Economic challenges, strategic shifts, or a stock elixir.
Emory Odom
Contributing Writer

The technology industry is witnessing a new wave of workforce reductions, with major companies like Amazon, Trend Micro, Unity Software, Xerox, ,VMware, and now Google announcing cuts in recent weeks. These layoffs, often reported as driven by economic challenges and strategic shifts, not only reshape the industry’s workforce but also have the potential to garner favor with investors.

Amazon’s Broad Scale Layoffs: Amazon’s decision to lay off several hundred employees from its MGM Studios, Prime Video, and Twitch divisions, and its largest round of layoffs in company history, totaling 18,000 workers, was attributed to a part of a broader strategy to streamline operations. Despite these cuts, Amazon reported a strong third quarter in 2023, with a 13% increase in revenue.

Trend Micro, Unity Software, and Xerox’s Strategic Reductions: Similarly, Trend Micro’s 2% workforce reduction, Unity Software’s 25% cut, and Xerox’s 15% reduction are positioned as a strategic realignment to current market conditions.

VMware’s Layoffs Post Broadcom Acquisition: The acquisition of VMware by Broadcom and the subsequent layoffs of nearly 1,300 employees highlight the complexities of mergers and acquisitions in the tech sector. Such moves can be perceived positively if they are seen as efforts to eliminate redundancies and optimize operations.

Google Joins the Party: In a similar vein to its tech counterparts, Google has also embarked on significant workforce reductions, laying off hundreds of employees across various divisions, including those working on the Google Assistant program, hardware, and internal software tools. These layoffs come almost a year after Alphabet, Google’s parent company, executed its largest-ever layoffs, cutting 12,000 jobs, or about 6% of its staff. Subsequently the price per share for the company grew by over 70% in 2022.

Notable Trend

Reflecting on similar cuts by tech companies at the start of 2022, there was a notable trend where such reductions often led to an increase in stock prices. Investors typically view layoffs as a cost-cutting measure that can lead to more efficient operations and improved profitability.

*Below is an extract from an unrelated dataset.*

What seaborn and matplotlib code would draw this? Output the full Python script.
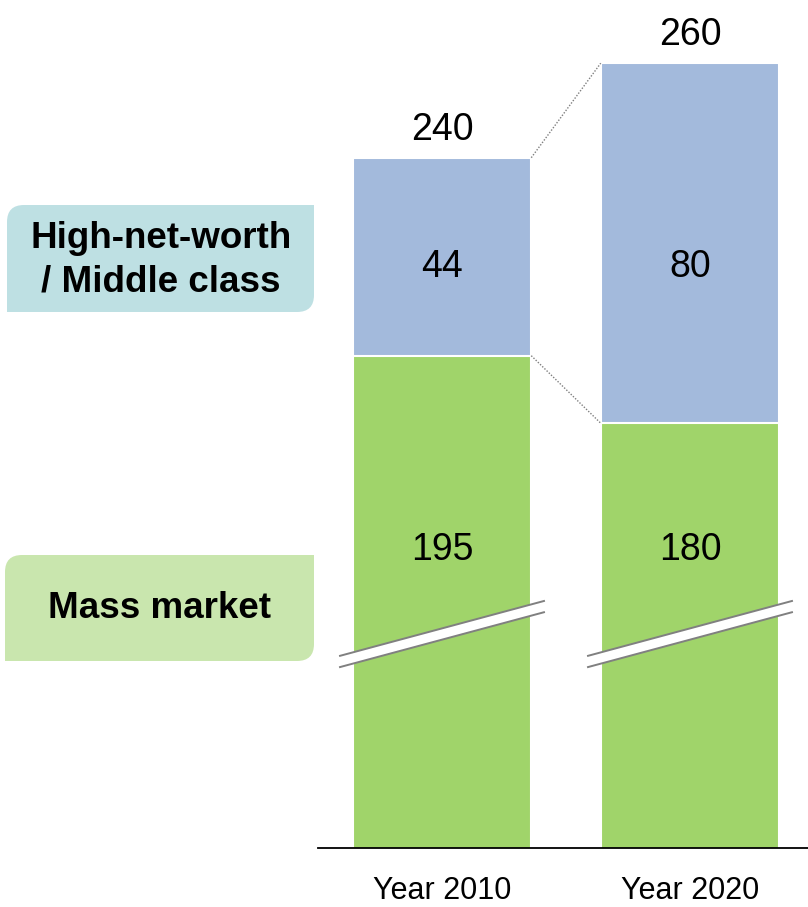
import numpy as np
import pandas as pd
import matplotlib
matplotlib.use("Agg")
import matplotlib.pyplot as plt
import seaborn as sns
from matplotlib.path import Path
from matplotlib.patches import PathPatch, Polygon

# ---- data -------------------------------------------------------------
years = ["Year 2010", "Year 2020"]
mass_market = [195, 180]
high_net_worth = [44, 80]
totals = [240, 260]
segment_labels = ["High-net-worth\n/ Middle class", "Mass market"]

GREEN = "#A0D46A"
BLUE = "#A3BADC"
BOX_TEAL = "#BEE0E3"
BOX_GREEN = "#C9E6AE"

sns.set_theme(style="white")
plt.rcParams["font.family"] = ["Liberation Sans", "DejaVu Sans"]

W, H = 808, 907
fig = plt.figure(figsize=(W / 100, H / 100), dpi=100)

# broken value axis: everything below y_floor is cut away
y_floor = 85.6
px_per_unit = 4.5
base_px = 848
left_px = 318
px_per_cat = 248

ax = fig.add_axes([left_px / W, (H - base_px) / H, (W - left_px) / W, base_px / H])
ax.set_facecolor("none")

df = pd.DataFrame({"year": years, "mass": mass_market, "hnw": high_net_worth})
df["top"] = df["mass"] + df["hnw"]

bar_w = 0.72
sns.barplot(data=df, x="year", y="top", color=BLUE, width=bar_w, saturation=1,
            edgecolor="white", linewidth=1.5, errorbar=None, ax=ax)
sns.barplot(data=df, x="year", y="mass", color=GREEN, width=bar_w, saturation=1,
            edgecolor="white", linewidth=1.5, errorbar=None, ax=ax)

ax.set_ylim(y_floor, y_floor + base_px / px_per_unit)
ax.set_xlim(-0.5, -0.5 + (W - left_px) / px_per_cat)
ax.set_xlabel("")
ax.set_ylabel("")
ax.set_yticks([])
sns.despine(ax=ax, left=True)
ax.spines["bottom"].set_color("black")
ax.spines["bottom"].set_linewidth(1.3)
ax.tick_params(axis="x", length=0, pad=20, labelsize=22, colors="black")

# value labels
inner_hnw_y = 214.8
inner_mass_y = 151.8
for i, row in df.iterrows():
    ax.annotate(f"{totals[i]}", (i, row["top"]), xytext=(0, 13),
                textcoords="offset points", ha="center", va="baseline",
                fontsize=27, color="black")
    ax.text(i, inner_hnw_y, f"{row['hnw']}", ha="center", va="center",
            fontsize=27, color="black")
    ax.text(i, inner_mass_y, f"{row['mass']}", ha="center", va="center",
            fontsize=27, color="black")

# dotted connectors between the two bars
half = bar_w / 2
for col in ["top", "mass"]:
    ax.plot([0 + half, 1 - half], [df[col][0], df[col][1]], color="#7F7F7F",
            linestyle=(0, (1, 1.2)), linewidth=1.0, zorder=3)

# axis-break marks across each bar
brk_left_y, brk_right_y = 127.0, 139.3
brk_half = 1.25
brk_dx = 0.415
for i in range(len(years)):
    xl, xr = i - brk_dx, i + brk_dx
    poly = Polygon([[xl, brk_left_y - brk_half], [xr, brk_right_y - brk_half],
                    [xr, brk_right_y + brk_half], [xl, brk_left_y + brk_half]],
                   closed=True, facecolor="white", edgecolor="none", zorder=4)
    ax.add_patch(poly)
    for s in (-1, 1):
        ax.plot([xl, xr], [brk_left_y + s * brk_half, brk_right_y + s * brk_half],
                color="#808080", linewidth=1.4, zorder=5, solid_capstyle="butt")

# segment legend boxes on the left
oax = fig.add_axes([0, 0, 1, 1])
oax.set_xlim(0, W)
oax.set_ylim(H, 0)
oax.axis("off")
oax.patch.set_visible(False)


def diag_round_box(x0, y0, x1, y1, r, color):
    verts = [(x0, y0 + r), (x0, y0), (x0 + r, y0), (x1, y0), (x1, y1 - r),
             (x1, y1), (x1 - r, y1), (x0, y1), (x0, y0 + r)]
    codes = [Path.MOVETO, Path.CURVE3, Path.CURVE3, Path.LINETO, Path.LINETO,
             Path.CURVE3, Path.CURVE3, Path.LINETO, Path.CLOSEPOLY]
    oax.add_patch(PathPatch(Path(verts, codes), facecolor=color, edgecolor="none"))


diag_round_box(7, 205, 314, 312, 17, BOX_TEAL)
diag_round_box(5, 555, 314, 661, 17, BOX_GREEN)
oax.text(161, 260, segment_labels[0], ha="center", va="center", fontsize=26.5,
         fontweight="bold", linespacing=1.3, color="black")
oax.text(159, 609, segment_labels[1], ha="center", va="center", fontsize=26.5,
         fontweight="bold", color="black")

fig.savefig("out.png", dpi=100)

In the short term, these actions can boost investor confidence, leading to a rise in stock prices, as seen with several tech firms in 2022.

The Wrap

The current wave of layoffs in the tech industry seems to follow this pattern. While the primary aim of these reductions is to align the companies better with the evolving market demands and economic challenges, the secondary effect on stock prices cannot be ignored.